Wallace Boston - CEO, Pres
Well, the risk of course, when you're dealing with students like this is bad debt expense would go up a bit, and your cohort default long term or your cohort default rate could. It will be one or the other. If we're paying back the loans and our bad debt expense goes up as the students -- if we keep the money, the students don't pay their loans, then the cohort default risk goes up. But we'll manage it appropriately as we always have. Right now we have not seen any spike that you're talking about. If -- we'll manage, whatever a cohort default risk we have when it becomes apparent we have one. Right now I'll put our cohort default rates up with anybody in the space.
Harry Wilkins - EVP/CFO
And I think the other issue too is that because they're one and dones, we're calling them course takers, they're going in for that initial funding, they get the excess funding, they don't complete with passing grades would indicate they're going to come back as students again. The amount that they're borrowing is much lower than what people are borrowing at institutions that charge upfront for an entire program.

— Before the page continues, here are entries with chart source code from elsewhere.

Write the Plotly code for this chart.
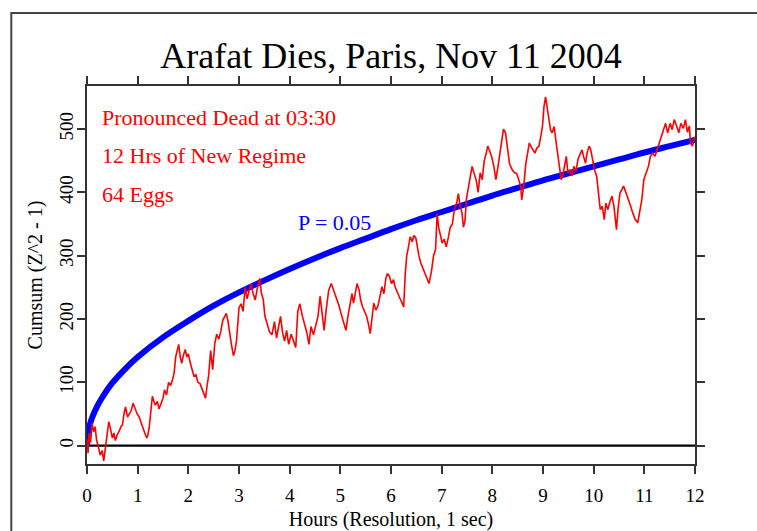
import plotly.graph_objects as go

# ---------------- data ----------------
title_text = "Arafat Dies, Paris, Nov 11 2004"
x_title = "Hours (Resolution, 1 sec)"
y_title = "Cumsum (Z^2 - 1)"
notes = ["Pronounced Dead at 03:30", "12 Hrs of New Regime", "64 Eggs"]
p_label = "P = 0.05"

x_ticks = list(range(0, 13))
y_ticks = [0, 100, 200, 300, 400, 500]

# cumulative deviation (red)
red_hours = [
    0.00, 0.01, 0.02, 0.04, 0.07, 0.10, 0.13, 0.16, 0.19, 0.22, 0.26, 0.30, 0.33, 0.36, 0.40,
    0.43, 0.46, 0.50, 0.53, 0.56, 0.60, 0.63, 0.67, 0.70, 0.73, 0.76, 0.80, 0.83, 0.87, 0.91,
    0.95, 0.99, 1.03, 1.07, 1.10, 1.14, 1.18, 1.20, 1.23, 1.26, 1.29, 1.32, 1.35, 1.39, 1.42,
    1.46, 1.50, 1.53, 1.57, 1.61, 1.65, 1.69, 1.72, 1.75, 1.78, 1.81, 1.84, 1.87, 1.90, 1.94,
    1.97, 2.00, 2.04, 2.07, 2.11, 2.15, 2.19, 2.23, 2.27, 2.31, 2.34, 2.37, 2.40, 2.44, 2.48,
    2.52, 2.56, 2.60, 2.64, 2.68, 2.72, 2.75, 2.78, 2.81, 2.85, 2.89, 2.92, 2.95, 2.97, 3.00,
    3.04, 3.08, 3.12, 3.16, 3.20, 3.24, 3.28, 3.32, 3.36, 3.41, 3.44, 3.48, 3.51, 3.55, 3.60,
    3.65, 3.70, 3.74, 3.78, 3.82, 3.86, 3.90, 3.94, 3.98, 4.03, 4.08, 4.12, 4.16, 4.20, 4.25,
    4.30, 4.34, 4.38, 4.42, 4.47, 4.52, 4.56, 4.60, 4.64, 4.68, 4.72, 4.77, 4.82, 4.87, 4.92,
    4.97, 5.01, 5.06, 5.11, 5.15, 5.19, 5.23, 5.26, 5.30, 5.33, 5.37, 5.40, 5.44, 5.48, 5.52,
    5.56, 5.59, 5.62, 5.66, 5.70, 5.74, 5.78, 5.82, 5.86, 5.90, 5.93, 5.97, 6.01, 6.05, 6.08,
    6.13, 6.18, 6.22, 6.25, 6.28, 6.31, 6.34, 6.38, 6.42, 6.45, 6.49, 6.52, 6.55, 6.59, 6.63,
    6.67, 6.71, 6.75, 6.80, 6.84, 6.88, 6.91, 6.94, 6.97, 7.01, 7.05, 7.09, 7.13, 7.17, 7.21,
    7.25, 7.30, 7.33, 7.36, 7.40, 7.43, 7.46, 7.49, 7.53, 7.56, 7.60, 7.64, 7.68, 7.72, 7.76,
    7.80, 7.84, 7.88, 7.91, 7.95, 7.99, 8.03, 8.07, 8.11, 8.15, 8.19, 8.22, 8.26, 8.30, 8.34,
    8.39, 8.44, 8.48, 8.52, 8.56, 8.58, 8.62, 8.66, 8.69, 8.73, 8.76, 8.80, 8.84, 8.88, 8.92,
    8.96, 8.99, 9.02, 9.05, 9.08, 9.11, 9.15, 9.18, 9.22, 9.26, 9.29, 9.32, 9.36, 9.40, 9.44,
    9.46, 9.49, 9.53, 9.57, 9.61, 9.65, 9.69, 9.73, 9.77, 9.80, 9.84, 9.87, 9.91, 9.94, 9.98,
    10.02, 10.06, 10.09, 10.13, 10.17, 10.21, 10.24, 10.28, 10.32, 10.36, 10.40, 10.43, 10.45,
    10.48, 10.52, 10.56, 10.59, 10.64, 10.68, 10.73, 10.77, 10.82, 10.87, 10.91, 10.95, 10.99,
    11.03, 11.08, 11.12, 11.16, 11.21, 11.25, 11.30, 11.34, 11.38, 11.42, 11.46, 11.51, 11.55,
    11.59, 11.64, 11.68, 11.72, 11.77, 11.81, 11.85, 11.89, 11.91, 11.95, 11.99,
]
red_values = [
    -5, 10, -12, 20, 5, 35, 22, 30, 8, 0, -15, -8, -24, -5, 25,
    38, 28, 12, 20, 8, 18, 22, 30, 33, 50, 61, 45, 50, 55, 67,
    58, 50, 45, 35, 30, 20, 12, 16, 30, 55, 78, 70, 64, 70, 58,
    66, 75, 88, 80, 100, 95, 105, 115, 140, 150, 160, 140, 130, 142, 152,
    140, 145, 130, 122, 110, 112, 100, 98, 90, 82, 75, 95, 110, 150, 120,
    160, 176, 168, 180, 198, 205, 209, 198, 180, 160, 142, 150, 165, 190, 218,
    224, 212, 250, 232, 245, 255, 240, 230, 248, 264, 242, 230, 205, 192, 180,
    175, 196, 170, 185, 204, 178, 165, 182, 160, 176, 165, 155, 212, 224, 205,
    190, 178, 160, 188, 175, 192, 205, 236, 212, 182, 214, 245, 256, 245, 236,
    222, 210, 195, 182, 204, 225, 240, 225, 245, 256, 246, 230, 219, 210, 204,
    190, 177, 198, 225, 214, 220, 235, 251, 240, 265, 272, 267, 256, 262, 251,
    240, 232, 225, 219, 270, 300, 312, 330, 322, 332, 328, 310, 300, 288, 280,
    272, 262, 256, 276, 300, 310, 366, 345, 335, 320, 326, 314, 328, 345, 350,
    372, 385, 398, 380, 368, 345, 355, 390, 410, 425, 441, 430, 420, 400, 431,
    420, 450, 462, 473, 465, 455, 441, 420, 440, 462, 485, 500, 494, 473, 445,
    436, 431, 430, 420, 410, 388, 410, 445, 462, 478, 473, 468, 462, 470, 473,
    490, 505, 536, 551, 535, 515, 498, 494, 504, 478, 460, 441, 420, 431, 445,
    457, 431, 436, 426, 441, 433, 452, 460, 467, 457, 446, 462, 473, 468, 450,
    435, 425, 399, 373, 378, 357, 383, 373, 385, 394, 378, 360, 341,
    373, 399, 405, 410, 399, 388, 378, 368, 357, 352, 368, 388, 420,
    431, 441, 457, 462, 457, 467, 478, 488, 499, 509, 494, 509, 499,
    515, 504, 494, 509, 501, 515, 495, 505, 478, 473, 488,
]

# P = 0.05 envelope (blue), read at selected hours
blue_hours = [0, 0.02, 0.05, 0.1, 0.2, 0.3, 0.5, 0.75, 1, 1.5, 2, 2.5, 3, 3.5, 4, 4.5, 5,
              5.5, 6, 6.5, 7, 7.5, 8, 8.5, 9, 9.5, 10, 10.5, 11, 11.5, 12]
blue_values = [0, 20, 31, 44, 62, 76, 99, 121, 140, 171, 197, 221, 242, 261, 279, 296, 312,
               327, 342, 356, 369, 382, 395, 407, 419, 430, 441, 452, 463, 473, 483]

SERIF = "Liberation Serif, Times New Roman, serif"

fig = go.Figure()

# zero reference line
fig.add_trace(go.Scatter(x=[x_ticks[0], x_ticks[-1]], y=[0, 0], mode="lines",
                         line=dict(color="black", width=2.2), hoverinfo="skip",
                         showlegend=False))

fig.add_trace(go.Scatter(x=blue_hours, y=blue_values, mode="lines",
                         line=dict(color="#0000ff", width=6, shape="spline"),
                         showlegend=False))

fig.add_trace(go.Scatter(x=red_hours, y=red_values, mode="lines",
                         line=dict(color="#ff0000", width=1.6),
                         showlegend=False))

axis_common = dict(
    showline=True, linecolor="#333333", linewidth=1.5, mirror="ticks",
    ticks="outside", ticklen=8, tickwidth=1.5, tickcolor="#333333",
    showgrid=False, zeroline=False, automargin=False,
    tickfont=dict(family=SERIF, size=19, color="black"),
)

fig.update_layout(
    width=757, height=531,
    margin=dict(l=87, r=62, t=86, b=67),
    paper_bgcolor="white", plot_bgcolor="white",
    title=dict(text=title_text, x=0.5, xanchor="center", xref="paper",
               y=1 - 55 / 531, yref="container", yanchor="middle",
               font=dict(family=SERIF, size=36, color="black")),
    xaxis=dict(range=[0, 12], tickvals=x_ticks, ticklabelstandoff=5, **axis_common,
               title=dict(text=x_title, standoff=12,
                          font=dict(family=SERIF, size=20, color="black"))),
    yaxis=dict(range=[-29, 568], tickvals=y_ticks, tickangle=-90, ticklabelstandoff=-3,
               **axis_common,
               title=dict(text=y_title, standoff=8,
                          font=dict(family=SERIF, size=20, color="black"))),
    showlegend=False,
)

# notes in red
for txt, yv in zip(notes, [518, 458, 396]):
    fig.add_annotation(x=0.26, y=yv, xref="x", yref="y", text=txt, showarrow=False,
                       xanchor="left", yanchor="middle",
                       font=dict(family=SERIF, size=22, color="#ff0000"))

fig.add_annotation(x=4.13, y=353, xref="x", yref="y", text=p_label, showarrow=False,
                   xanchor="left", yanchor="middle",
                   font=dict(family=SERIF, size=22, color="#0000ff"))

# outer frame
fig.add_shape(type="rect", xref="paper", yref="paper",
              x0=-0.1245, x1=1.25, y0=-0.3, y1=1.193,
              line=dict(color="#444444", width=2), fillcolor="rgba(0,0,0,0)", layer="above")

fig.write_html("out.html")
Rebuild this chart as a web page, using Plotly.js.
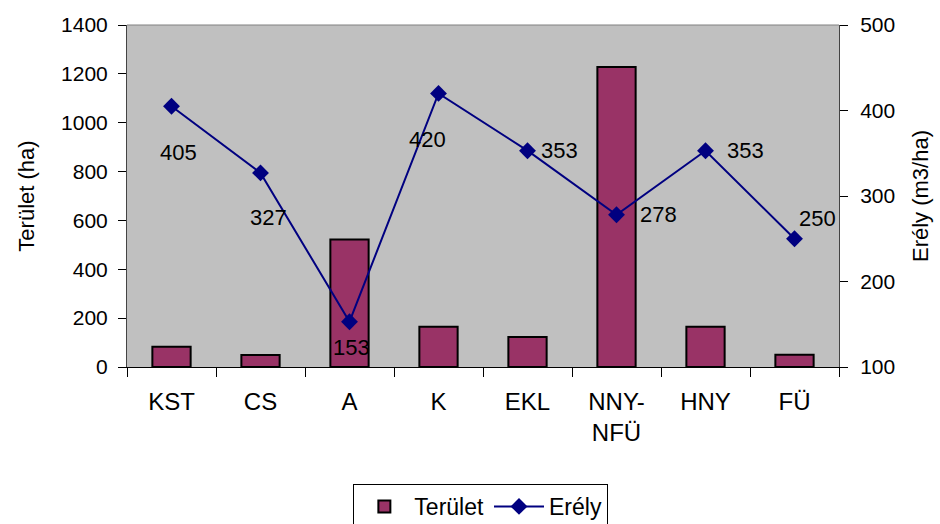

We've always been big on people can pick the number of courses and either be half time, three quarters time or full-time. But even so our numbers are much lower. So we think that there is a better ability to repay a $4,000 loan that may be your only student loan, than there is an ability to repay $60,000 worth of student loans.
Suzy Stein - Analyst
Right. Okay. All right. Thank you.
Operator
With no further questions, I would like to turn the call over to Mr. Christopher Symanoskie. Please proceed.
Christopher Symanoskie - Director of IR
Thank you. That will conclude our call for today. We wish to thank everyone for their participation and interest in American Public Education. Thank you and have a great evening.
Operator
Ladies and gentlemen, that concludes today's conference. Thank you for your participation, you may disconnect at this time. Have a great day.